If there’s one legacy that Phoebe Fox’s role in The Great has given her, it’s a begrudging respect for the Kardashians. Specifically, their commitment to waist trainers – the modern day equivalent of the corsets the RADA-trained actor had to wear every day, for eight months straight while reprising her leading role in season two of the Hulu comedy-drama (airing on Channel 4 this month), which is set in the royal courts of 18th century Russia.
“I veer back and forth about the question of, you know, are [the Kardashians] just being autonomous and sitting in their power – thinking, ‘I like to look like this, so f**k you I don’t care?’ Or are they playing into patriarchal constraints of what a woman’s body should look like? Personally, I think life’s too short to be in pain,” Phoebe, 35, says, talking to me today looking blissfully comfortably in a baggy white T-shirt and scraped back hair, a mile away from her character Marial.
A disgraced noblewoman turned servant to Catherine The Great (played by Elle Fanning), Marial spends the first season wearing a tightly-bound headdress and equally tight corset – ”Your breathing is so restricted, your movement’s restricted – you can’t eat because it’s pinching into your stomach. Even getting out of a chair – it’s a negotiation!”
While she’s been spared the full corset treatment in the past, Phoebe, whose previous gigs include playing Emilia in the National Theatre’s Twelfth Night and starring in The Hollow Crown, a mini-series based around Shakespeare’s history plays, is no stranger to period dramas. And she certainly brings this experience to her portrayal of Marial, from her clipped elocution to her Shakespearean comic timing.
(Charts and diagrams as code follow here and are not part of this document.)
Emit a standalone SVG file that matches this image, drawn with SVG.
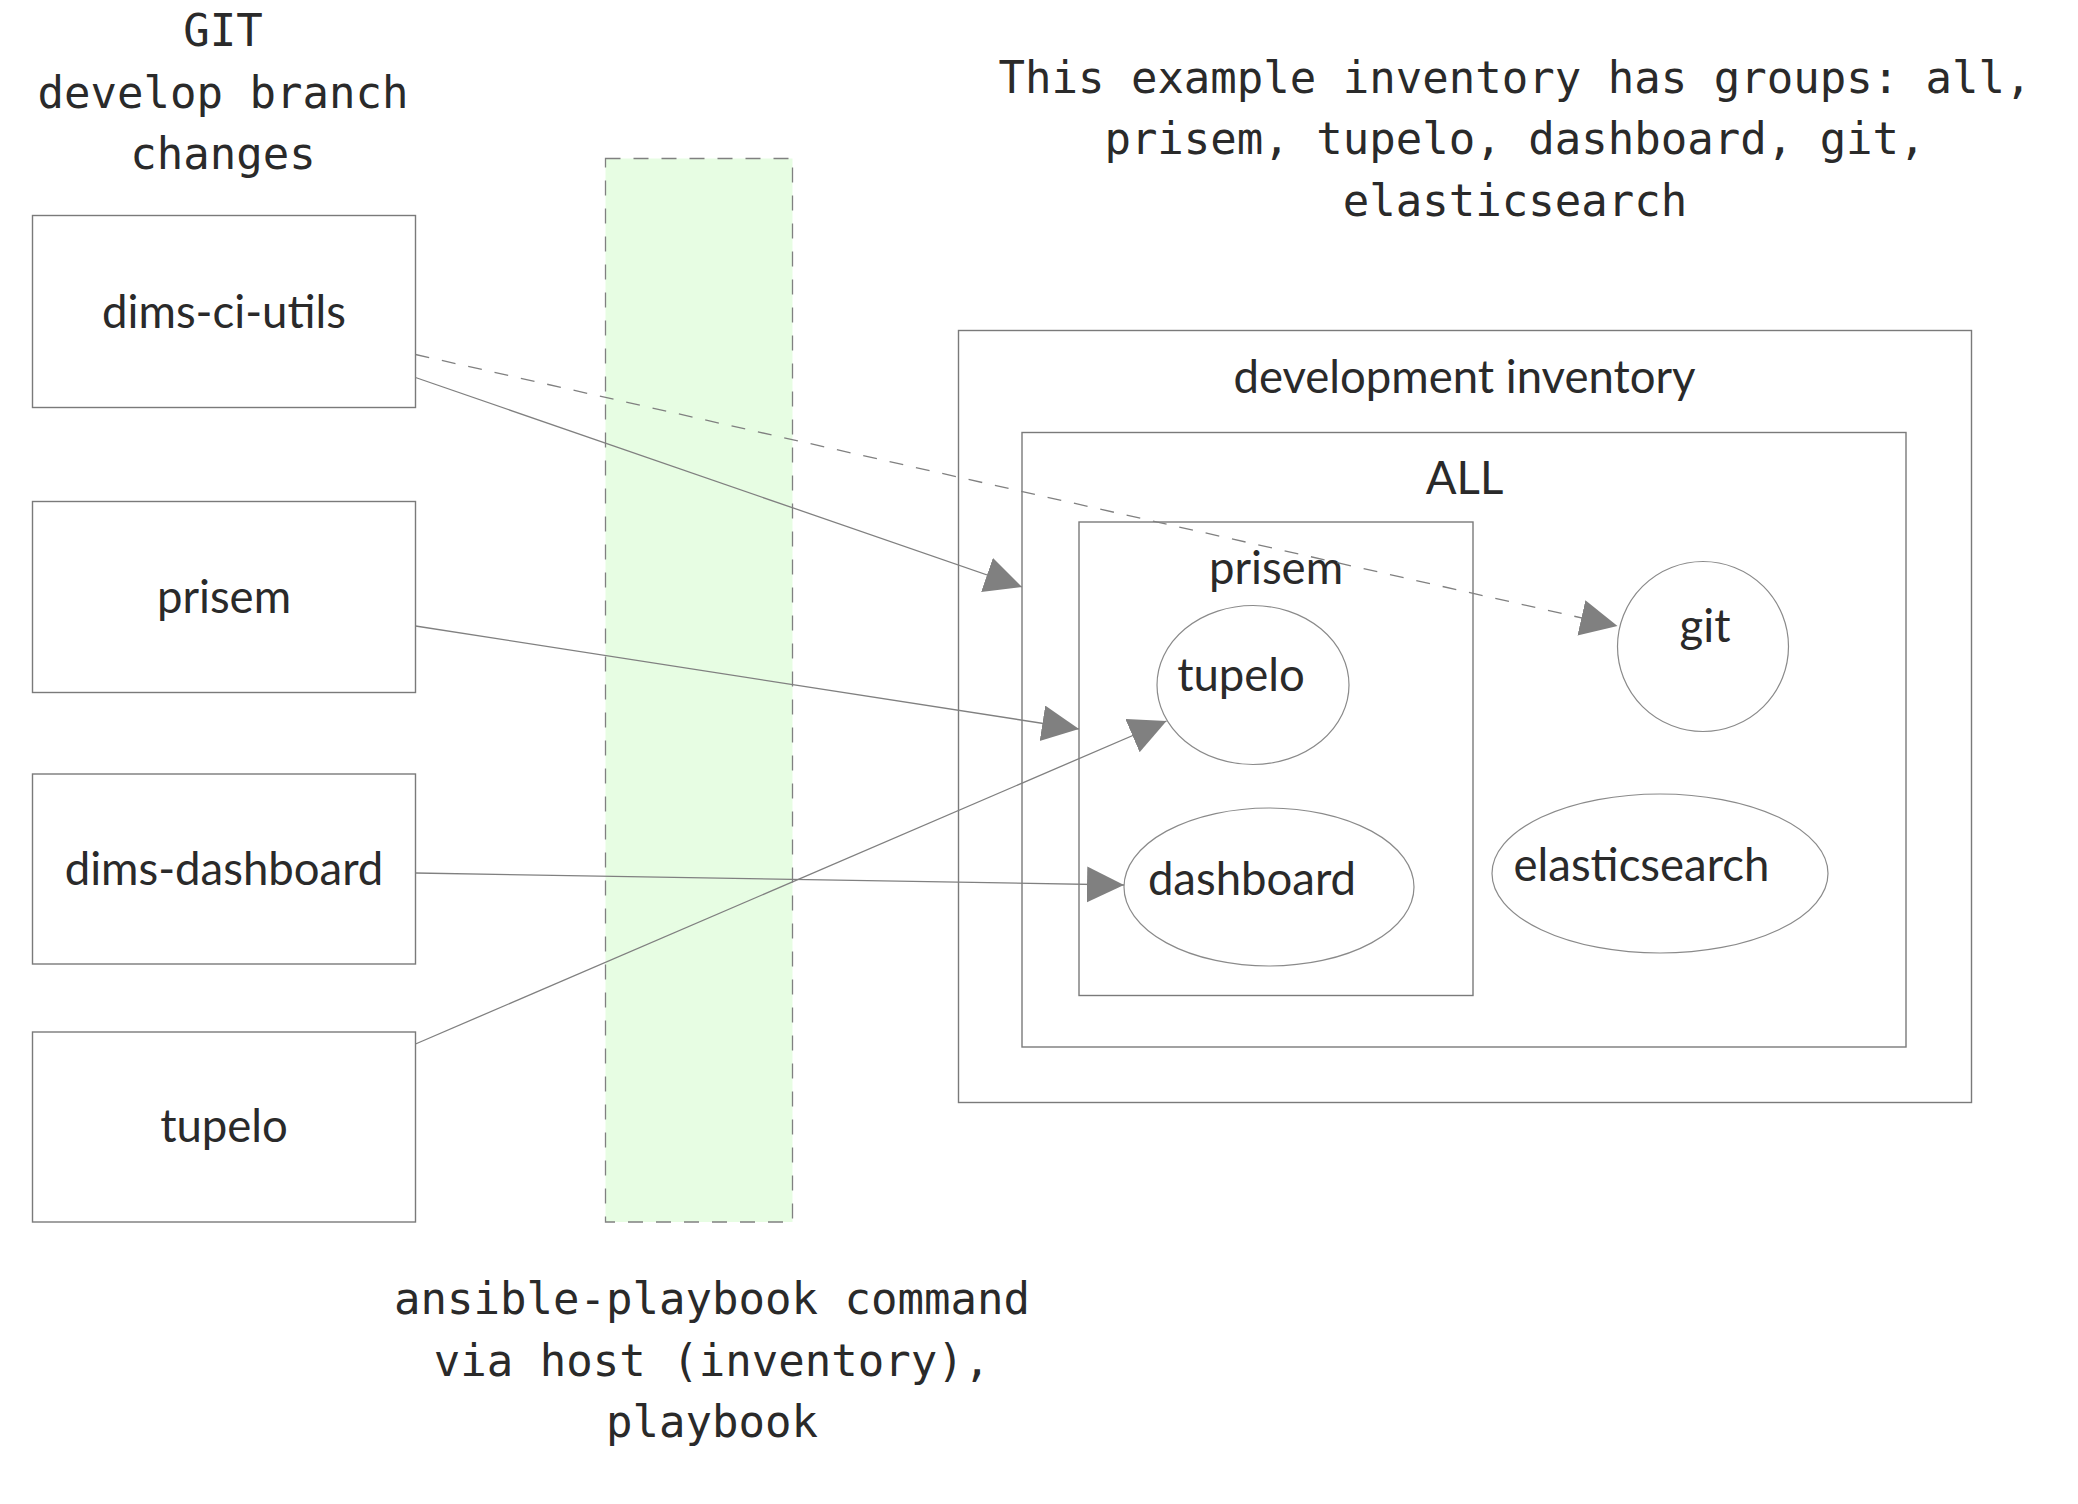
<svg xmlns="http://www.w3.org/2000/svg" width="2078" height="1504" viewBox="0 0 2078 1504">
<style>
  .mono { font-family: "DejaVu Sans Mono", "Liberation Mono", monospace; font-size: 44px; fill: #2a2a2a; text-anchor: middle; }
  .lbl { font-family: Lato, "Open Sans", "Liberation Sans", sans-serif; font-size: 45.5px; fill: #2a2a2a; text-anchor: middle; }
  .box { fill: #ffffff; stroke: #7a7a7a; stroke-width: 1.4; }
  .grp { fill: none; stroke: #7a7a7a; stroke-width: 1.4; }
  .ell { fill: #ffffff; stroke: #8a8a8a; stroke-width: 1.2; }
  .conn { fill: none; stroke: #808080; stroke-width: 1.3; marker-end: url(#arrow); }
  .dash { stroke-dasharray: 14 13; }
</style>
<defs>
  <marker id="arrow" markerUnits="userSpaceOnUse" markerWidth="38" markerHeight="38" refX="37" refY="18" orient="auto">
    <path d="M0,0 L37,18 L0,36 Z" fill="#808080"/>
  </marker>
</defs>
<rect width="2078" height="1504" fill="#ffffff"/>

<g id="title-git">
  <text class="mono" x="223" y="46">GIT</text>
  <text class="mono" x="223" y="107.5">develop branch</text>
  <text class="mono" x="223" y="169">changes</text>
</g>

<g id="title-inventory">
  <text class="mono" x="1515" y="92.5">This example inventory has groups: all,</text>
  <text class="mono" x="1515" y="154">prisem, tupelo, dashboard, git,</text>
  <text class="mono" x="1515" y="215.5">elasticsearch</text>
</g>

<g id="ansible-column">
  <rect x="605.5" y="158.5" width="187" height="1063.5" fill="#e7fde3" stroke="#808080" stroke-width="1.3" stroke-dasharray="15 13"/>
</g>

<g id="title-ansible">
  <text class="mono" x="712" y="1314">ansible-playbook command</text>
  <text class="mono" x="712" y="1375.5">via host (inventory),</text>
  <text class="mono" x="712" y="1437">playbook</text>
</g>

<g id="node-dims-ci-utils">
  <rect class="box" x="32.5" y="215.5" width="383" height="192"/>
  <text class="lbl" x="224" y="328">dims-ci-utils</text>
</g>
<g id="node-prisem">
  <rect class="box" x="32.5" y="501.5" width="383" height="191"/>
  <text class="lbl" x="224" y="613">prisem</text>
</g>
<g id="node-dims-dashboard">
  <rect class="box" x="32.5" y="774" width="383" height="190"/>
  <text class="lbl" x="224" y="884.5">dims-dashboard</text>
</g>
<g id="node-tupelo">
  <rect class="box" x="32.5" y="1032" width="383" height="190"/>
  <text class="lbl" x="224" y="1141.5">tupelo</text>
</g>

<g id="group-development-inventory">
  <rect class="grp" x="958.5" y="330.5" width="1013" height="772"/>
  <text class="lbl" x="1464.5" y="393">development inventory</text>
</g>
<g id="group-all">
  <rect class="grp" x="1022" y="432.5" width="884" height="614.5"/>
  <text class="lbl" x="1464.5" y="494">ALL</text>
</g>
<g id="group-prisem">
  <rect class="grp" x="1079" y="522" width="394" height="473.5"/>
  <text class="lbl" x="1276" y="584">prisem</text>
</g>
<g id="host-tupelo">
  <ellipse class="ell" cx="1253" cy="685" rx="96" ry="79.5"/>
  <text class="lbl" x="1241" y="691">tupelo</text>
</g>
<g id="host-dashboard">
  <ellipse class="ell" cx="1269" cy="887" rx="145" ry="79"/>
  <text class="lbl" x="1252" y="895">dashboard</text>
</g>
<g id="host-git">
  <ellipse class="ell" cx="1703" cy="646.5" rx="85.5" ry="85"/>
  <text class="lbl" x="1705" y="642">git</text>
</g>
<g id="host-elasticsearch">
  <ellipse class="ell" cx="1660" cy="873.5" rx="168" ry="79.5"/>
  <text class="lbl" x="1641.5" y="881">elasticsearch</text>
</g>

<g id="connectors">
  <line class="conn" x1="415.5" y1="377.5" x2="1022" y2="587"/>
  <line class="conn dash" x1="415.5" y1="354.5" x2="1617.5" y2="626"/>
  <line class="conn" x1="415.5" y1="626" x2="1079" y2="729"/>
  <line class="conn" x1="415.5" y1="873" x2="1124" y2="885"/>
  <line class="conn" x1="415.5" y1="1044" x2="1166.5" y2="721"/>
</g>
</svg>
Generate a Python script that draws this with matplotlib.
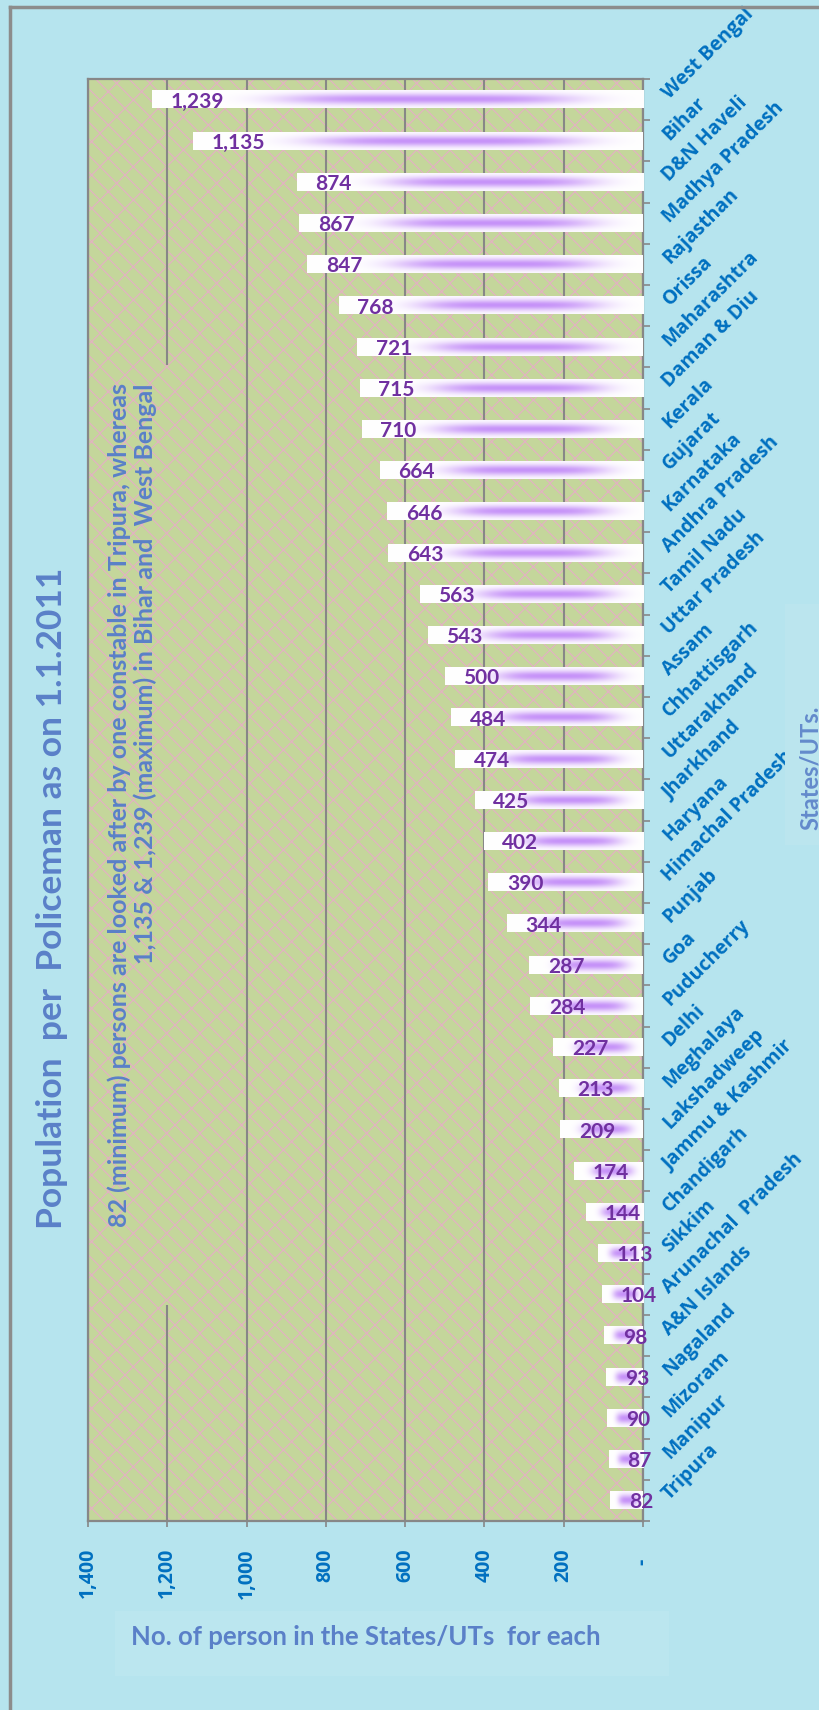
import numpy as np
import matplotlib
matplotlib.use("Agg")
import matplotlib.pyplot as plt
from matplotlib.patches import Rectangle
from matplotlib.lines import Line2D

# ---------------- data ----------------
states = ["West Bengal", "Bihar", "D&N Haveli", "Madhya Pradesh", "Rajasthan",
          "Orissa", "Maharashtra", "Daman & Diu", "Kerala", "Gujarat",
          "Karnataka", "Andhra Pradesh", "Tamil Nadu", "Uttar Pradesh", "Assam",
          "Chhattisgarh", "Uttarakhand", "Jharkhand", "Haryana", "Himachal Pradesh",
          "Punjab", "Goa", "Puducherry", "Delhi", "Meghalaya",
          "Lakshadweep", "Jammu & Kashmir", "Chandigarh", "Sikkim", "Arunachal  Pradesh",
          "A&N Islands", "Nagaland", "Mizoram", "Manipur", "Tripura"]
values = [1239, 1135, 874, 867, 847, 768, 721, 715, 710, 664,
          646, 643, 563, 543, 500, 484, 474, 425, 402, 390,
          344, 287, 284, 227, 213, 209, 174, 144, 113, 104,
          98, 93, 90, 87, 82]
x_ticks = [0, 200, 400, 600, 800, 1000, 1200, 1400]
x_tick_labels = ["-  ", "200", "400", "600", "800", "1,000", "1,200", "1,400"]

title = "Population  per  Policeman as on 1.1.2011"
note = ("82 (minimum) persons are looked after by one constable in Tripura, whereas\n"
        "1,135 & 1,239 (maximum) in Bihar and  West Bengal")
x_label = "No. of person in the States/UTs  for each"
y_label = "States/UTs."

# ---------------- style ----------------
W, H = 820, 1710
BG = "#B6E4EE"
PLOT_BG = "#C4D69B"
HATCH = "#E4B0C4"
GRID = "#878787"
BLUE = "#0070C0"
TITLE_BLUE = "#5A80C8"
PURPLE = "#7030A0"
BAR_PURPLE = np.array([198, 146, 248]) / 255.0

plt.rcParams["hatch.color"] = HATCH
plt.rcParams["hatch.linewidth"] = 0.8

fig = plt.figure(figsize=(W / 100, H / 100), dpi=100)
fig.patch.set_facecolor(BG)

def fx(px):
    return px / W

def fy(py):
    return 1 - py / H

ax = fig.add_axes([fx(88), fy(1521), fx(643) - fx(88), fy(79) - fy(1521)])
ax.set_facecolor(PLOT_BG)
ax.add_patch(Rectangle((0, 0), 1, 1, transform=ax.transAxes, facecolor=PLOT_BG,
                       edgecolor=HATCH, hatch="x\\", linewidth=0, zorder=0.1))

n = len(states)
ypos = np.arange(n)
bar_h = 0.43

bars = ax.barh(ypos, values, height=bar_h, color="white", edgecolor="none", zorder=2)

# gradient fill inside each bar
u = np.linspace(0, 1, 300)
v = np.linspace(-1, 1, 40)
fu = np.exp(-((u - 0.56) / 0.30) ** 4)
gv = np.exp(-(v / 0.62) ** 2)
inten = gv[:, None] * fu[None, :]
img = 1 - inten[..., None] * (1 - BAR_PURPLE[None, None, :])
for rect in bars:
    x0 = rect.get_width()
    yc = rect.get_y() + rect.get_height() / 2
    ax.imshow(img, extent=(x0, 0, yc + bar_h / 2, yc - bar_h / 2),
              aspect="auto", interpolation="bilinear", zorder=3)

for val, y in zip(values, ypos):
    ax.annotate(f"{val:,}", xy=(val, y), xytext=(13.5, 0), textcoords="offset points",
                ha="left", va="center_baseline", fontsize=15, fontweight="bold",
                family="Lato", color=PURPLE, zorder=5)

ax.set_xlim(1400, 0)
ax.set_ylim(n - 0.5, -0.5)

# grid
ax.set_axisbelow(True)
ax.xaxis.grid(True, color=GRID, linewidth=1.5)
ax.yaxis.grid(False)

# cover for note (hides the 1200 gridline)
ax.add_patch(Rectangle((0, (1521 - 1305) / 1442), 0.16, (1305 - 365) / 1442,
                       transform=ax.transAxes, facecolor=PLOT_BG, edgecolor=HATCH,
                       hatch="x\\", linewidth=0, zorder=0.8))

for s in ax.spines.values():
    s.set_color(GRID)
    s.set_linewidth(1.6)

# x axis
ax.set_xticks(x_ticks)
ax.set_xticklabels(x_tick_labels, rotation=90, fontsize=14, fontweight="bold",
                   family="Open Sans", color=BLUE, va="top", ha="center")
ax.tick_params(axis="x", length=4.5, width=1.2, color=GRID, pad=15)

# y axis on the right
ax.yaxis.tick_right()
ax.set_yticks(ypos)
ax.set_yticks(np.arange(-0.5, n, 1.0), minor=True)
ax.set_yticklabels(states, fontsize=14, fontweight="bold", family="Open Sans",
                   color=BLUE)
for lab in ax.get_yticklabels():
    lab.set_rotation(45)
    lab.set_rotation_mode("anchor")
    lab.set_ha("left")
    lab.set_va("baseline")
ax.tick_params(axis="y", which="major", length=0, pad=19)
ax.tick_params(axis="y", which="minor", length=5, width=1.2, color=GRID,
               right=True, left=False)

# title and note
fig.text(fx(52), fy(898), title, rotation=90, ha="center", va="center",
         fontsize=25.5, fontweight="bold", family="Lato", color=TITLE_BLUE)
fig.text(fx(132), fy(383), note, rotation=90, ha="center", va="top",
         multialignment="right", linespacing=1.15,
         fontsize=18, fontweight="bold", family="Lato", color=TITLE_BLUE)

# x label with faint box
fig.add_artist(Rectangle((fx(115), fy(1676)), fx(669) - fx(115), fy(1611) - fy(1676),
                         transform=fig.transFigure, facecolor="white", alpha=0.08,
                         edgecolor="none", zorder=1))
fig.text(fx(131), fy(1637), x_label, ha="left", va="center", fontsize=18.5,
         fontweight="bold", family="Lato", color=TITLE_BLUE, zorder=2)

# y label box (opaque, covers long tick label)
fig.add_artist(Rectangle((fx(785), fy(845)), fx(820) - fx(785), fy(604) - fy(845),
                         transform=fig.transFigure, facecolor="#BBE5EE",
                         edgecolor="none", zorder=5))
fig.text(fx(810), fy(768), y_label, rotation=90, ha="center", va="center",
         fontsize=17, fontweight="bold", family="Lato", color=TITLE_BLUE,
         alpha=0.9, zorder=6)

# outer frame (left and top)
fig.add_artist(Line2D([fx(10), fx(10)], [0, fy(7)], transform=fig.transFigure,
                      color="#8C8C8C", linewidth=2.5, zorder=7))
fig.add_artist(Line2D([fx(10), 1], [fy(7), fy(7)], transform=fig.transFigure,
                      color="#8C8C8C", linewidth=2.5, zorder=7))

fig.savefig("out.png", dpi=100, facecolor=BG)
Yet, as fans of the SAG-nominated show will know, The Great is not your average historical drama. In fact, suffocating costumes aside, it pegs itself as “anti-historical” – forfeiting accuracy for creative licence. Then there’s the show’s glorious irreverence: modern-day obscenities are shot out left, right and centre (“I am of gentle heart and massive c*ck” is a typical line from Nicholas Hoult’s character, Emperor Peter III.) What’s more, Fox’s co-stars – which include Elle Fanning, Nicholas Hoult and, for this upcoming season, Gillian Anderson – are much more known for their film roles, bringing an air of Hollywood glamour to the production. All this makes Phoebe, with her classically ‘thespian’ stage/television background, the perfect counterbalance to the show’s absurdity.